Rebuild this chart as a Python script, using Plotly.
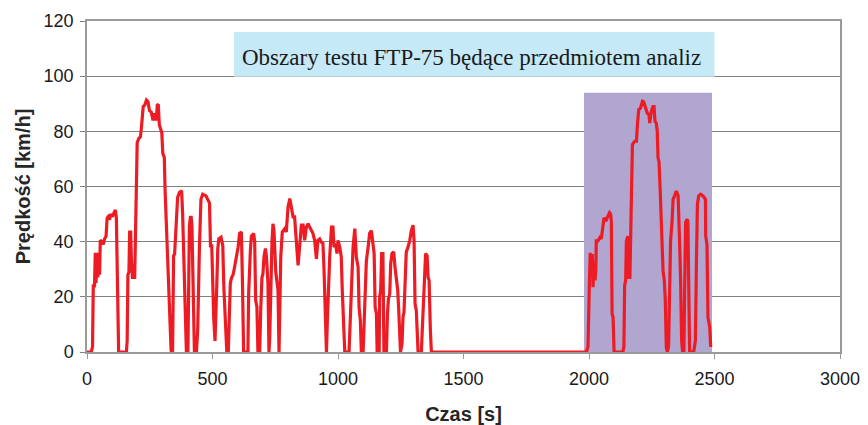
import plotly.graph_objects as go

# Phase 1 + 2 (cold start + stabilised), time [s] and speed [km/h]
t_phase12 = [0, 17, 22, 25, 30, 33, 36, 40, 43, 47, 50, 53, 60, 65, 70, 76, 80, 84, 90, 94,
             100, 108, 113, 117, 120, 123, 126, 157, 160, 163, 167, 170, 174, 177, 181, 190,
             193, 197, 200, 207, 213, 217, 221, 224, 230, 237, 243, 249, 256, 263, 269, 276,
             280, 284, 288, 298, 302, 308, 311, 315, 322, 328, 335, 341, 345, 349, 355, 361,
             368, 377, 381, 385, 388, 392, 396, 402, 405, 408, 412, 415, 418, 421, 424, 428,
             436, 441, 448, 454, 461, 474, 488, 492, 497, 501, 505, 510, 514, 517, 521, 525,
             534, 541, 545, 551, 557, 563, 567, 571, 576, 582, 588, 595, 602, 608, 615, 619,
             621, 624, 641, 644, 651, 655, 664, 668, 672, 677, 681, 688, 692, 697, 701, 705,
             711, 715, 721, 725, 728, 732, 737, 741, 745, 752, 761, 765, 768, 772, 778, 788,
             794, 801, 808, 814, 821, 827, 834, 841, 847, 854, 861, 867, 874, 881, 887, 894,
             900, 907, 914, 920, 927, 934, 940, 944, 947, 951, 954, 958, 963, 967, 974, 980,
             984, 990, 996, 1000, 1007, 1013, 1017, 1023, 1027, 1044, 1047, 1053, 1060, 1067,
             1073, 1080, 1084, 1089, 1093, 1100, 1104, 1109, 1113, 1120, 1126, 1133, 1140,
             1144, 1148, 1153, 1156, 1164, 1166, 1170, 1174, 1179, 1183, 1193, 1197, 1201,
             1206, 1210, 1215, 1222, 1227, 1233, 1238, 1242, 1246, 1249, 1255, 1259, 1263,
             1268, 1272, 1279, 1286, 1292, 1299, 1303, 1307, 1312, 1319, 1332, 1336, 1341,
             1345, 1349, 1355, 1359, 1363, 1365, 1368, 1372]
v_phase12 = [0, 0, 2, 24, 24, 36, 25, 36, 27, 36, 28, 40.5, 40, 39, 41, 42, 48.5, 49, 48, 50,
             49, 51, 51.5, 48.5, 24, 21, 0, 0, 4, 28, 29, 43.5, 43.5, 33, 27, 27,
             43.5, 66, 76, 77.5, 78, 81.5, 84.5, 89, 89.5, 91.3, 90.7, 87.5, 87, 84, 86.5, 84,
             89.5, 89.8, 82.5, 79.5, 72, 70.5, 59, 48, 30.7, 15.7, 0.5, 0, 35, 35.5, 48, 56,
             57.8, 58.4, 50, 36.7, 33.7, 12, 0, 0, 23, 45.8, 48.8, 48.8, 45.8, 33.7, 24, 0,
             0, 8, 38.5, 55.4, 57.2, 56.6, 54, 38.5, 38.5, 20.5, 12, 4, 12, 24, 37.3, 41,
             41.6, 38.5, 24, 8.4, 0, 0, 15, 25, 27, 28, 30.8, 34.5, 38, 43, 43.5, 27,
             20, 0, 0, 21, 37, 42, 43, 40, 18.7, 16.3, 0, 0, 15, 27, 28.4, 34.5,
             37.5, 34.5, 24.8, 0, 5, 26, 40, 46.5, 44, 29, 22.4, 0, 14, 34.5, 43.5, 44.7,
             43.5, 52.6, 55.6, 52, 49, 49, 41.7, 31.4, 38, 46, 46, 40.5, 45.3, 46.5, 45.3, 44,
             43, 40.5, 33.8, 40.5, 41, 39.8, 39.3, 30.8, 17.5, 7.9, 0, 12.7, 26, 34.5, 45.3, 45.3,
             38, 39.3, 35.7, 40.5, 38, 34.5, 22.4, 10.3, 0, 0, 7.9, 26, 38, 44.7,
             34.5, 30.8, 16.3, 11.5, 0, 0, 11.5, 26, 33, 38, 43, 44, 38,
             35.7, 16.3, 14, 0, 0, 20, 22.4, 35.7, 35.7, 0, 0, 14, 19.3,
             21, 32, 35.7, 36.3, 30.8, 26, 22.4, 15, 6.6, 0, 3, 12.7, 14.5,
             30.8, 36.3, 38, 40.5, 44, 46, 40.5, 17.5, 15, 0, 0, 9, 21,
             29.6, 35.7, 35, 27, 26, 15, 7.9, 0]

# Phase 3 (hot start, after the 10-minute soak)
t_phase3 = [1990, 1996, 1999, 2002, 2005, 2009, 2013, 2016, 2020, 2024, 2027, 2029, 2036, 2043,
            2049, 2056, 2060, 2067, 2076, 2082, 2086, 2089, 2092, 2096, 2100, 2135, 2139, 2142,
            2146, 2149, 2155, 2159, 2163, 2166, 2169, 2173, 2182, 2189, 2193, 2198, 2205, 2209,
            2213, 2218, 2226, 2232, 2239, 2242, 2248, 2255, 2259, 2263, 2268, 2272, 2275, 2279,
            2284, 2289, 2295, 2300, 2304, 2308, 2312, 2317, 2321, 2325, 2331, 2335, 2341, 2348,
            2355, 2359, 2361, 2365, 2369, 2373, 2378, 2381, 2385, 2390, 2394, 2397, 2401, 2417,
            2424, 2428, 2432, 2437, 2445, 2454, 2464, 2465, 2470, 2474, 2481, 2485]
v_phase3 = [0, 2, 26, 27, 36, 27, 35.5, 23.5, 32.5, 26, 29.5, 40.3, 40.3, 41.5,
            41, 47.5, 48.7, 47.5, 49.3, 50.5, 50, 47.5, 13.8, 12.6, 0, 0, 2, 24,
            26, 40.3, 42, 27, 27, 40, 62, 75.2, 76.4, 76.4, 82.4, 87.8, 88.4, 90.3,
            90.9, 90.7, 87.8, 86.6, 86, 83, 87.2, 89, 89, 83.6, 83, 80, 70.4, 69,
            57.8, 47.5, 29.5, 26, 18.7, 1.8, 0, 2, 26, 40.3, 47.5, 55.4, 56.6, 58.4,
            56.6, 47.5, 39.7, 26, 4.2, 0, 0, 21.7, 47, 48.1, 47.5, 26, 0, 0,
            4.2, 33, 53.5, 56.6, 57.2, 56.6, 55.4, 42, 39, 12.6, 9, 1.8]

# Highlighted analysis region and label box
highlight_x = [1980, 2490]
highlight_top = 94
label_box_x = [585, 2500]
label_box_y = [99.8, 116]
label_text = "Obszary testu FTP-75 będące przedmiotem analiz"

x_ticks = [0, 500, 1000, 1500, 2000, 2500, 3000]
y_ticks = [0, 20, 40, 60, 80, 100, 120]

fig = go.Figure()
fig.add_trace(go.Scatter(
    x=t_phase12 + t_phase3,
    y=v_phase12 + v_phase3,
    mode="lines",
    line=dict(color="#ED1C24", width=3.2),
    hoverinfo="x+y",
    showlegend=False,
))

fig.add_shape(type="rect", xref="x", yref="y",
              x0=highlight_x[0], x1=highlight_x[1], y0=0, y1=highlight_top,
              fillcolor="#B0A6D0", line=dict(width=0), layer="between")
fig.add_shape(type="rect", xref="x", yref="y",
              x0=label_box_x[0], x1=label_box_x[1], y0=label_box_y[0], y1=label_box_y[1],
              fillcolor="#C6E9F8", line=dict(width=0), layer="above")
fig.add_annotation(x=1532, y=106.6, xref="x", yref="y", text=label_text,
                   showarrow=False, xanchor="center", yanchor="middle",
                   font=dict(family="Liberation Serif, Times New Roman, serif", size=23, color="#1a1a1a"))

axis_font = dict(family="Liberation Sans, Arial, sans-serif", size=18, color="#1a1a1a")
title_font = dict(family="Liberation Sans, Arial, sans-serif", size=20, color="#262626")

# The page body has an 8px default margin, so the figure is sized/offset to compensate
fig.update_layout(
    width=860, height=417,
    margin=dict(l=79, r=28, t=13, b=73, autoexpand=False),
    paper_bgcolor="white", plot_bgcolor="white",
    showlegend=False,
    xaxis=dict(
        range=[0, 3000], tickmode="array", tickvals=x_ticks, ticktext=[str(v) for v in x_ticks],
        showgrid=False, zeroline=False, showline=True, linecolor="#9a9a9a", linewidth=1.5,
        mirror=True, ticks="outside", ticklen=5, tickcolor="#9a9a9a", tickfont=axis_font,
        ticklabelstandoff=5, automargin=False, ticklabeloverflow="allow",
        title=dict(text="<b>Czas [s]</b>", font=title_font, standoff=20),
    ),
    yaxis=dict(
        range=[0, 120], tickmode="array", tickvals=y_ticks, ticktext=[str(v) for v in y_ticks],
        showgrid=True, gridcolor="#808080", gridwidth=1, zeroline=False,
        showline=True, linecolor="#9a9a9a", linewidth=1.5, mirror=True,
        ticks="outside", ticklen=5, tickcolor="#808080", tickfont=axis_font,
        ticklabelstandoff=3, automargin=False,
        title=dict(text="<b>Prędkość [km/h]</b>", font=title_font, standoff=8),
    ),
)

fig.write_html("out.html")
* * *
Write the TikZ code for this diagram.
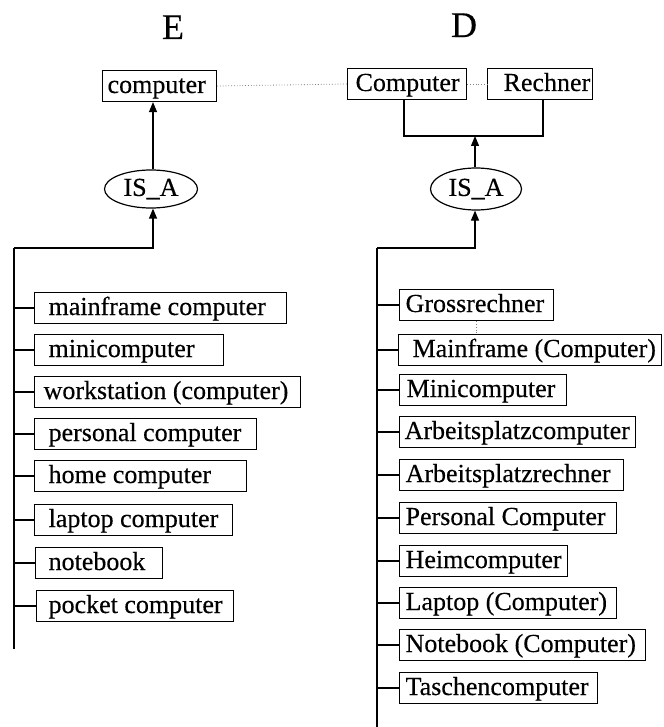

» **Problem statement**
From the listing, copy every line where the string "this" appears.

» **Worked solution**
Rebuild this chart as a Python script, using Plotly.
Write the TikZ code for this diagram.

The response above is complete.